The custom development process normally includes design review, drawing confirmation, tooling or process preparation, prototype production, sample inspection, pilot run, reliability validation, and mass production approval. For complex 3D glass or special-shaped modules, early prototype yield may be lower than standard products because forming, polishing, coating, and printing parameters require adjustment. To reduce development risk, customers should confirm critical dimensions, cosmetic criteria, reliability requirements, and inspection standards before mass production.

Custom parameters: active area, outline size, black border, thickness, hole position, printing area, and FPC direction
Engineering review: ID drawing, MD drawing, optical stack, bonding method, gasket design, and sensor layout
Sample validation: dimension, appearance, optical performance, touch performance, coating durability, and assembly fit
Mass production control: incoming inspection, process yield, cosmetic criteria, reliability test, and change management

Key Parameters to Confirm Before Sampling

Before ordering round AMOLED display samples, customers should confirm the key technical and mechanical parameters with the supplier. This reduces the risk of mismatch during assembly and helps both sides align display performance, touch behavior, cover glass structure, and reliability expectations.

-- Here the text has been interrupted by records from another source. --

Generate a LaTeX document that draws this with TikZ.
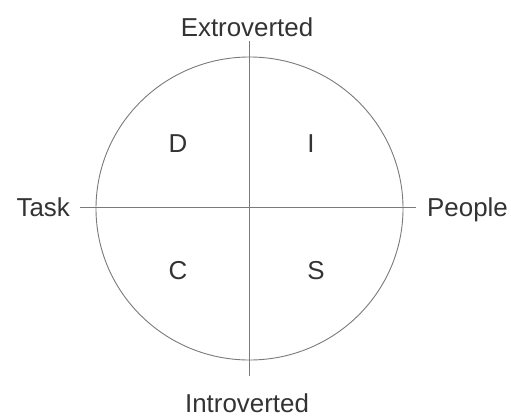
\documentclass[tikz,border=0pt]{standalone}
\usepackage{fontspec}
\setmainfont{Liberation Sans}
\definecolor{inkcolor}{HTML}{333333}
\definecolor{linecolor}{HTML}{7A7A7A}

\begin{document}
\begin{tikzpicture}[
  x=1bp, y=1bp,
  every node/.style={font=\fontsize{26}{31}\selectfont, text=inkcolor, inner sep=0pt},
]

\tikzset{
  axislabel/.style={anchor=base},
  quadrant/.style={anchor=base},
  axisline/.style={linecolor, line width=0.9bp},
}

\useasboundingbox (0,0) rectangle (511,416);

% ---------------------------------------------------------------
% circle and axes
% ---------------------------------------------------------------
\coordinate (centre) at (249.5,207.5);
\draw[axisline] (centre) ellipse [x radius=153.5, y radius=151.5];

\coordinate (leftEnd)   at (80,209);
\coordinate (rightEnd)  at (416,209);
\coordinate (topEnd)    at (249,375);
\coordinate (bottomEnd) at (249,40);

\draw[axisline] (leftEnd) -- (rightEnd);
\draw[axisline] (topEnd) -- (bottomEnd);

% ---------------------------------------------------------------
% axis labels
% ---------------------------------------------------------------
\node[axislabel]             (extro)  at (247,380) {Extroverted};
\node[axislabel]             (intro)  at (247,4)   {Introverted};
\node[anchor=base east]      (task)   at (70,200)  {Task};
\node[anchor=base west]      (people) at (427,200) {People};

% ---------------------------------------------------------------
% quadrants
% ---------------------------------------------------------------
\node[quadrant] (qD) at (178,264) {D};
\node[quadrant] (qI) at (311,264) {I};
\node[quadrant] (qC) at (178,137) {C};
\node[quadrant] (qS) at (316,137) {S};

\end{tikzpicture}
\end{document}
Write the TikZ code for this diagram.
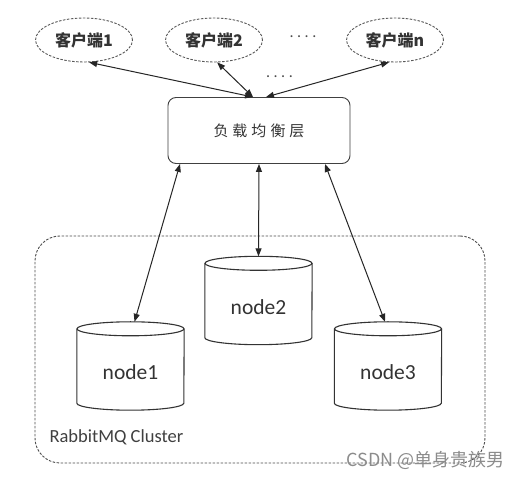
\documentclass[tikz,border=0pt]{standalone}
\usepackage{fontspec}
\setmainfont{Carlito}
\newfontfamily\cjk{Noto Sans CJK SC}
\usetikzlibrary{shapes.geometric,arrows.meta}
\newcommand\mycyl[1]{%
  \draw[cylline] ([yshift=-7pt]#1.north west) -- ([yshift=7pt]#1.south west)
    arc[start angle=180, end angle=360, x radius=53.5pt, y radius=7pt]
    -- ([yshift=-7pt]#1.north east);
  \draw[cylline] ([yshift=-7pt]#1.north) ellipse [x radius=53.5pt, y radius=7pt];
}
\begin{document}
\begin{tikzpicture}[x=1pt,y=-1pt,
  conn/.style={draw=black!85, line width=1pt},
  cylline/.style={draw=black!80, line width=1.1pt},
  dbl/.style={conn, {Triangle[length=8pt,width=6pt]}-{Triangle[length=8pt,width=6pt]}},
  client/.style={ellipse, draw=black!65, dash pattern=on 2.5pt off 1.5pt, line width=0.9pt, minimum width=97pt, minimum height=44pt, inner sep=0pt, text=black!80, font=\cjk\bfseries\fontsize{16}{18}\selectfont},
  lbbox/.style={rectangle, rounded corners=8pt, draw=black!75, line width=0.9pt, minimum width=182pt, minimum height=66pt, text=black!80, font=\cjk\fontsize{15}{17}\selectfont},
  db/.style={rectangle, minimum width=107pt, minimum height=88pt, inner sep=0pt, font=\fontsize{21.5}{25}\selectfont, text=black!80},
  cluster/.style={rectangle, rounded corners=25pt, draw=black!70, dash pattern=on 2.5pt off 1.5pt, line width=0.9pt, minimum width=450pt, minimum height=227pt},
  dots/.style={font=\fontsize{16}{18}\selectfont, text=black!70},
]
\useasboundingbox (0,0) rectangle (523,478);
\fill[white] (0,0) rectangle (523,478);

\node[cluster] (cl) at (260,349.5) {};
\node[anchor=west, font=\fontsize{18.5}{22}\selectfont, text=black!75] (cltext) at (46,437) {RabbitMQ Cluster};

\node[client] (c1) at (84,40) {客户端1};
\node[client] (c2) at (214,40) {客户端2};
\node[client] (cn) at (395,40) {客户端n};
\node[dots] (d1) at (303,37) {.\hspace{3.5pt}.\hspace{3.5pt}.\hspace{3.5pt}.};
\node[dots] (d2) at (279.5,77) {.\hspace{3.5pt}.\hspace{3.5pt}.\hspace{3.5pt}.};

\node[lbbox] (lb) at (259,130.5) {负\hspace{4pt}载\hspace{4pt}均\hspace{4pt}衡\hspace{4pt}层};

\node[db] (n2) at (258.5,300.5) {\raisebox{-14pt}[0pt][0pt]{node2}};
\node[db] (n1) at (130.5,366) {\raisebox{-14pt}[0pt][0pt]{node1}};
\node[db] (n3) at (388,366) {\raisebox{-14pt}[0pt][0pt]{node3}};
\mycyl{n1}
\mycyl{n2}
\mycyl{n3}

\draw[dbl] (c1.-77) -- ([xshift=-6pt]lb.north);
\draw[dbl] (c2.-82) -- ([xshift=-6pt]lb.north);
\draw[dbl] (cn.-105) -- ([xshift=7pt]lb.north);

\draw[dbl] ([xshift=-79pt]lb.south) -- ([xshift=4pt]n1.north);
\draw[dbl] (lb.south) -- (n2.north);
\draw[dbl] ([xshift=66pt]lb.south) -- ([xshift=-3pt]n3.north);

\node[anchor=east, font=\cjk\fontsize{18}{20}\selectfont, text=black!45] (wm) at (508,460) {CSDN @单身贵族男};
\end{tikzpicture}
\end{document}
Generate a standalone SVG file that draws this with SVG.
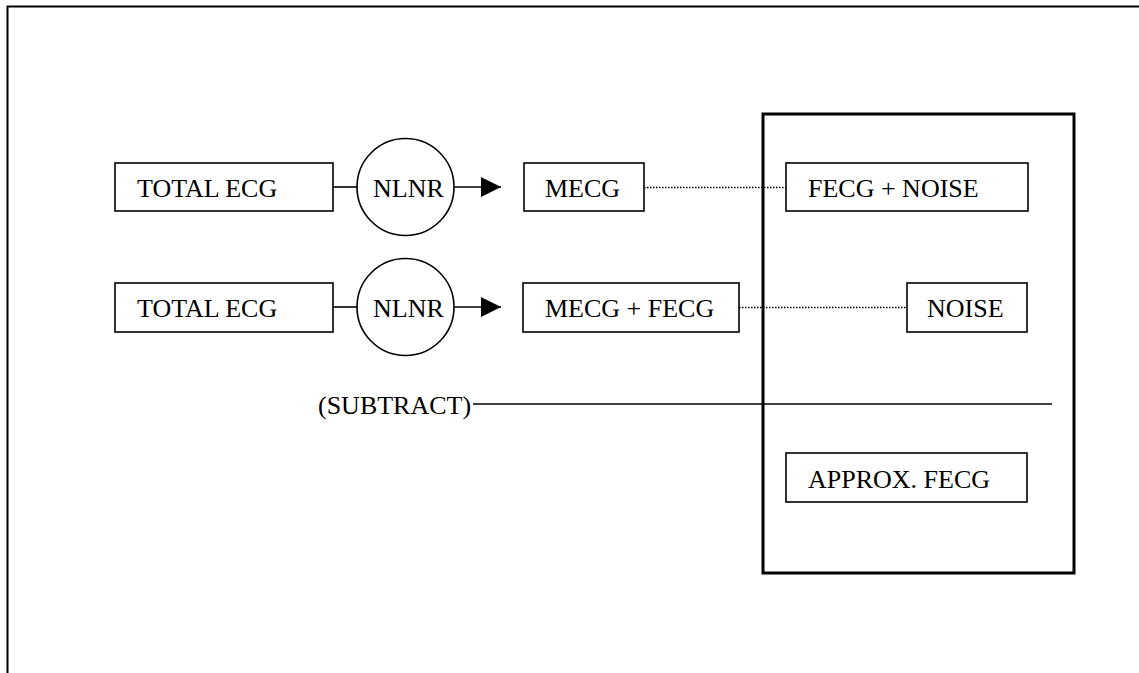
<svg xmlns="http://www.w3.org/2000/svg" width="1139" height="673" viewBox="0 0 1139 673">
<style>
.box{fill:#fff;stroke:#000;stroke-width:1.6}
.circ{fill:#fff;stroke:#000;stroke-width:1.6}
.big{fill:none;stroke:#000;stroke-width:3}
.t{font-family:"Liberation Serif","Times New Roman",serif;font-size:26px;fill:#000}
.ln{stroke:#000;stroke-width:1.6;fill:none}
.dot{stroke:#000;stroke-width:1.5;stroke-dasharray:1.5 1.5;fill:none}
</style>
<defs>
<marker id="ah" viewBox="0 0 20 20" refX="20" refY="10" markerWidth="20" markerHeight="20" markerUnits="userSpaceOnUse" orient="auto">
<path d="M0,0 L20,10 L0,20 Z" fill="#000"/>
</marker>
</defs>
<g id="frame">
<path d="M7.5,673 L7.5,6.5 L1139,6.5" fill="none" stroke="#000" stroke-width="2"/>
</g>
<g id="result-panel">
<rect class="big" x="763" y="114" width="311" height="459"/>
</g>
<g id="connectors">
<line class="ln" x1="333" y1="187" x2="357" y2="187"/>
<line class="ln" x1="454" y1="187" x2="501" y2="187" marker-end="url(#ah)"/>
<line class="ln" x1="333" y1="307" x2="357" y2="307"/>
<line class="ln" x1="454" y1="307" x2="501" y2="307" marker-end="url(#ah)"/>
<line class="dot" x1="644" y1="187.5" x2="786" y2="187.5"/>
<line class="dot" x1="739" y1="307.5" x2="907" y2="307.5"/>
<line class="ln" x1="473" y1="404" x2="1052" y2="404"/>
</g>
<g id="total-ecg-1"><rect class="box" x="115" y="163" width="218" height="48"/><text class="t" x="137" y="197">TOTAL ECG</text></g>
<g id="nlnr-1"><circle class="circ" cx="405.5" cy="187" r="48.5"/><text class="t" x="373" y="197">NLNR</text></g>
<g id="mecg"><rect class="box" x="524" y="163" width="120" height="48"/><text class="t" x="545" y="197">MECG</text></g>
<g id="fecg-noise"><rect class="box" x="786" y="163" width="242" height="48"/><text class="t" x="808" y="197">FECG + NOISE</text></g>
<g id="total-ecg-2"><rect class="box" x="115" y="283" width="218" height="49"/><text class="t" x="137" y="317">TOTAL ECG</text></g>
<g id="nlnr-2"><circle class="circ" cx="405.5" cy="307" r="48.5"/><text class="t" x="373" y="317">NLNR</text></g>
<g id="mecg-fecg"><rect class="box" x="523" y="283" width="216" height="49"/><text class="t" x="545" y="317">MECG + FECG</text></g>
<g id="noise"><rect class="box" x="907" y="283" width="120" height="49"/><text class="t" x="927" y="317">NOISE</text></g>
<g id="subtract"><text class="t" x="318" y="414">(SUBTRACT)</text></g>
<g id="approx-fecg"><rect class="box" x="786" y="453" width="241" height="49"/><text class="t" x="808" y="488">APPROX. FECG</text></g>
</svg>
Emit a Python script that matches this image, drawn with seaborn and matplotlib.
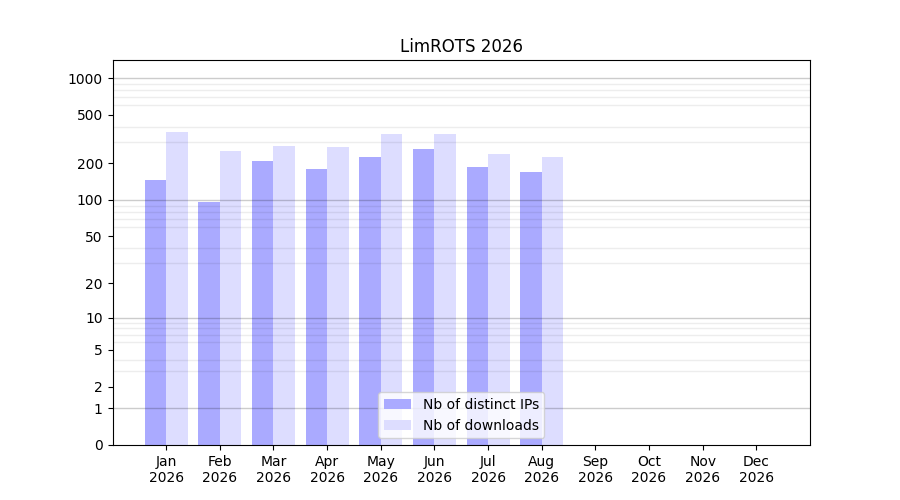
import numpy as np
import pandas as pd
import matplotlib
matplotlib.use("Agg")
import matplotlib.pyplot as plt
import seaborn as sns
from matplotlib.ticker import FixedLocator, NullFormatter

months = ["Jan", "Feb", "Mar", "Apr", "May", "Jun", "Jul", "Aug", "Sep", "Oct", "Nov", "Dec"]
year = "2026"
distinct_ips = [147, 97, 210, 181, 227, 264, 188, 171]
downloads = [364, 254, 279, 274, 350, 350, 240, 227]
series_names = ["Nb of distinct IPs", "Nb of downloads"]
series_colors = ["#aaaaff", "#ddddff"]
ytick_values = [0, 1, 2, 5, 10, 20, 50, 100, 200, 500, 1000]

month_labels = [f"{m}\n{year}" for m in months]
n = len(distinct_ips)
df = pd.DataFrame({
    "month": month_labels[:n] * 2,
    "value": distinct_ips + downloads,
    "series": [series_names[0]] * n + [series_names[1]] * n,
})

fig, ax = plt.subplots(figsize=(9, 5), dpi=100)
sns.barplot(data=df, x="month", y="value", hue="series", order=month_labels,
            hue_order=series_names, palette=series_colors, saturation=1,
            width=0.8, ax=ax, errorbar=None)

fwd = lambda v: np.log10(1 + np.clip(v, 0, None))
inv = lambda u: 10 ** u - 1
ax.set_yscale("function", functions=(fwd, inv))
ax.set_ylim(0, 1410)
ax.set_xlim(-1, 12)

ax.yaxis.set_major_locator(FixedLocator(ytick_values))
ax.set_yticklabels([str(v) for v in ytick_values])
minor = []
for dec in [1, 10, 100]:
    minor += [dec * k for k in range(1, 10)]
minor.append(1000)
ax.yaxis.set_minor_locator(FixedLocator(minor))
ax.yaxis.set_minor_formatter(NullFormatter())
ax.tick_params(axis="y", which="minor", length=0)
ax.set_axisbelow(False)
ax.grid(False)
ax.grid(which="minor", axis="y", color="black", alpha=0.07, linewidth=1)
for dec in [1, 10, 100, 1000]:
    ax.axhline(dec, color="black", alpha=0.2, linewidth=1)

ax.set_xlabel("")
ax.set_ylabel("")
ax.set_title(f"LimROTS {year}")
ax.legend(loc="lower center")
fig.savefig("out.png", dpi=100)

Display: active area, resolution, pixel density, brightness, color performance, interface, refresh rate, and viewing angle
Touch: touch structure, controller IC, report rate, wet-touch support, glove-touch support, and firmware tuning method
Cover glass: material, thickness, shape, edge treatment, printing, AR/AF/AG coating, and strengthening condition
Mechanical: outline tolerance, bonding area, FPC direction, connector type, gasket clearance, and housing compatibility
Reliability: operating temperature, storage temperature, humidity, drop, vibration, sweat resistance, coating abrasion, and waterproof validation
Quality control: pixel defect criteria, mura criteria, cosmetic standard, inspection method, packaging, PCN policy, and EOL support

Round AMOLED display technology provides an effective solution for many smart watch and wearable product designs. Its main advantages include self-emissive image quality, compact module structure, high contrast, good Always-On Display potential, and flexible integration with touch panels and custom cover glass. For professional projects, however, display performance should be confirmed through project-specific drawings, datasheets, optical test reports, touch validation, and complete-device reliability testing. A qualified round AMOLED display supplier should support customers from design review and sample development to pilot production and mass production quality control.